His face had an impression of an extra-ordinary rustic look suiting his image and his political constituency. In rest of India or in big cities, while people of all political hues struggled to present themselves as sophisticated and intelligent, Lalu preferred to play a “gaon ke bekoof (rustic buffoon)” promising to even “make Bihar roads shine like actress Hemamalini’s cheeks”.
Paradoxically, he did not earn ridicule for the sexist remark but rather attracted applause.
Instead Lalu’s mannerism and inherent acceptance it had from the crowd only leads one to ponder - which one is more ridiculous: to appear a fool or to pretend to be smart!
A host of internet jokes surfaced on him involving global personalities like US President Bill Clinton and Pervez Musharraf.
Character actor Paresh Rawal has already acted in a film emulating Lalu while another film starring Sunil Shetty has been named after him. Prakash Jha-made ‘Gangajal’ shows politically-motivated violence under his rule and ironically the negative protagonist of the film is named after his brother-in-law Sadhu Yadav.

Born on June 1, 1973, Lalu married Rabri Devi, whom he selfishly imposed as Bihar’s Chief Minister once he was named in the fodder scam and the CBI investigations intensified. Father of two sons and seven daughters, he even made his large family a platform to make frontal attack on Indira Gandhi’s forced sterilization programme during the emergency. He named his eldest daughter Misa Bharati after the infamous Maintenance of Internal Security Act (MISA) enacted during emergency between 1975-77.

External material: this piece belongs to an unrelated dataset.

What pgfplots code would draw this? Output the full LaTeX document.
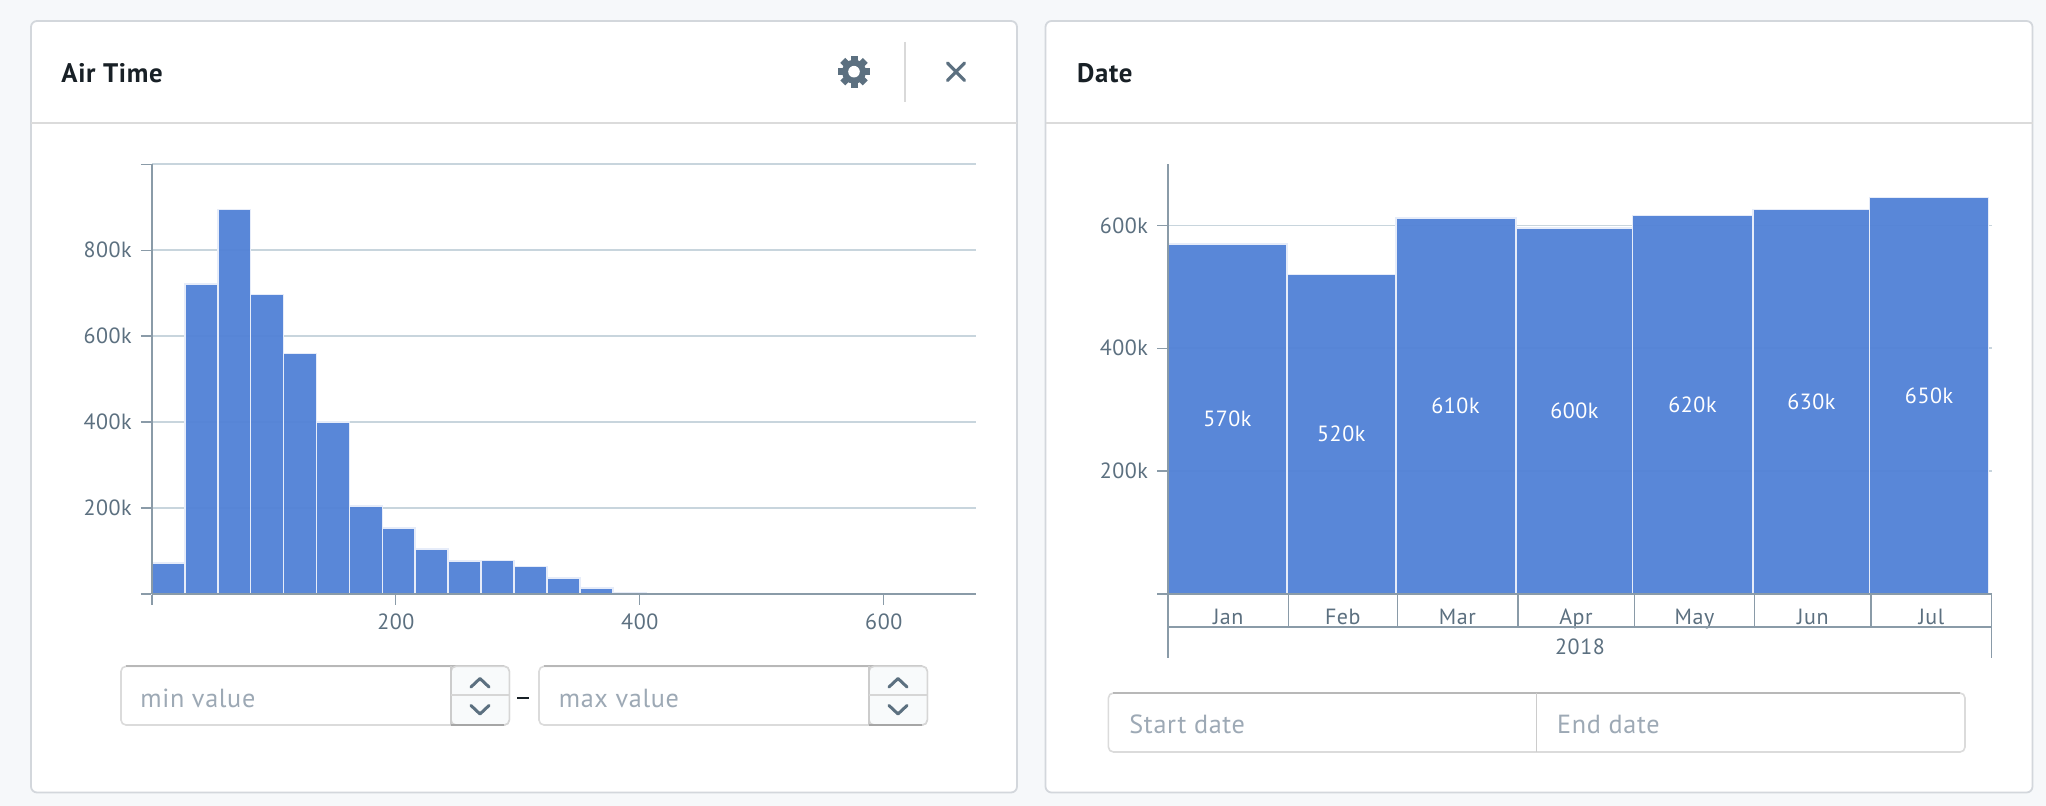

He had been also alleged to be so much blinded by greed for holding onto power that he turned blind to reasons and the sentiments of those who should have mattered to him. It took him no time to split Janata Dal when the party favoured his resignation following the fodder scam investigation revelations. He floated RJD anointing himself as its president and made his wife, till then a shy housewife and a semi-literate as Bihar’s chief minister.

In fact, 15 long years from 1990 to 2005 - Bihar’s story has been the story of Lalu’s his love affair with the seat of power of the strife-torn state. For Lalu Prasad Yadav, the state has been his fiefdom – a land where he is alleged to have been presiding over and also inflicting anarchies but he did not want to give up the power. Voted out of power in a fractured mandate in February 2005 assembly polls, he forced UPA regime to deny opportunities to rival parties to take over. Manmohan Singh government’s decision to impose President’s Rule came in for severe criticism by the Supreme Court and its own minister Ram Vilas Paswan took up the cudgels against government’s move.
In the subsequent November 2005 polls, Lalu and Rabri Devi were faced in catch22 situation: can the rendezvous with destiny be postponed indefinitely.

He saw the writing on the wall as the state seemed slipping out of his grip.
In the run up to the polls, voters realized one thing that Lalu’s ‘jalwa’ (magic) was missing.

But Lalu is a person who won’t give up easily and therefore as a strategist to turn disadvantages to advantage, he has made an all out attempt to present himself an innovative administrator. Dubbed as the country’s foremost white elephant, he left nothing to chance to take the credit for bringing about the
financial turnaround of Railways, a portfolio he had reluctantly accepted after Sonia Gandhi and Manmohan Singh denied him home portfolio.

But he has been making news also for wrong reasons in railways. Firstly, he mad a hyped campaign on ‘kulhad’ (earthen tea pot). He also booked railway officials either for mishaving with RJD MPs or not for providing a good service during his trips.
He also used his Railway portfolio and ordered a probe on Godhra train carnage only to be ridiculed by the BJP and his bete noire in Bihar politics Nitish Kumar, the former Railway Minister and the incumbent Chief Minister of Bihar who outwitted Lalu in the backyard of his fiefdom.
Nevertheless, he got a best weapon now to claim about his administrative ability and thus he challenged that he can bring results in any other Ministry. The statement again sounds buffonery but such reasoning of wisdom could be only a metropolitan myth as ordinary Indians do think that Lalu singularly deserves kudos for turning the fortunes of Indian railways.
This profit of Rs 90,000 crore for railways was subsequently challenged by his immediate successor Ms Mamata Banerjee, who implied that the figures were fudged by Lalu.
In the ultimate analysis, only time will tell whether his tales of mannerism and caste idiom politics sprinkled generously with the stance of Muslim appeasement will help future historians to pen a compendium as a political obit or a victory tale of a folk hero.